Participants could easily join with just 1 ADA and a wallet like Daedalus or Yoroi, and no sign-up was required. All data was completely transparent on the Blockchain. Staking with MELD resulted in MELD tokens being airdropped to participants. They could unstake at any time and still receive the amount for the staked duration, which was available after the launch in December. Early stakers received more than 2 MELD for each staked ADA. The ISPO officially launched on July 1st, but over 60 early delegators had already joined. After the ISPO, the margin was reduced close to 0 for participants to get ADA rewards as usual. MELD did not need to cash out the ADA rewards, enabling continuous staking to help maintain the Blockchain and earn even more ADA.
Why were the coins only distributed on December 8th and not when smart contracts went live?
MELD was able to mint and distribute Native Tokens since early in the year.
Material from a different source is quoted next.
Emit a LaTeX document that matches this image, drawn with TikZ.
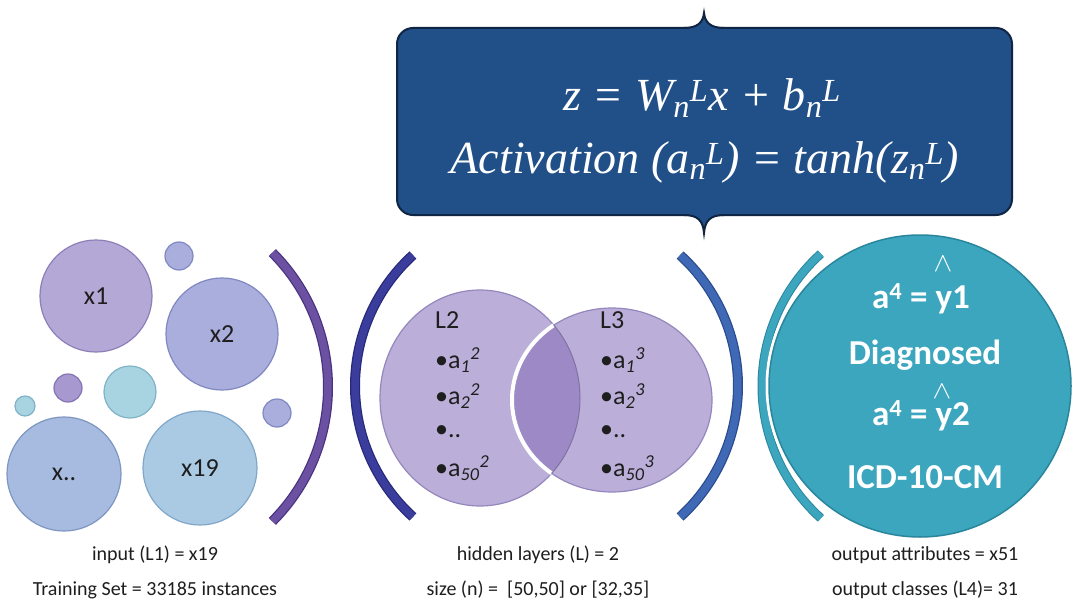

However, the compatibility of these tokens with the MELD protocol was uncertain. The goal was to ensure the MELD token had utility, as it was used in one-sided liquidity pools with algorithmic minting and burning, necessitating a complex Monetary Policy. The MELD team wanted to create the best policy for the MELD token before minting, rather than minting an inflexible token and adding friction later to make the Smart Contracts compatible with it. Hence, the decision was made to thoroughly test on the full smart contracts on the testnet before finalizing the policy for minting on the mainnet.
What was the difference between MELD1, MELD2, and MELD3?
  • MELD1 (100% MELD) (FULLY SATURATED): This ISPO offered 100% of rewards in MELD.
  • MELD2 (50% MELD 50% ADA): This ISPO offered 50% of rewards in MELD and 50% rewards in ADA.
  • MELD3 (100% MELD) (FULLY SATURATED): This ISPO offered 100% of rewards in MELD.
A link was provided for all active pools.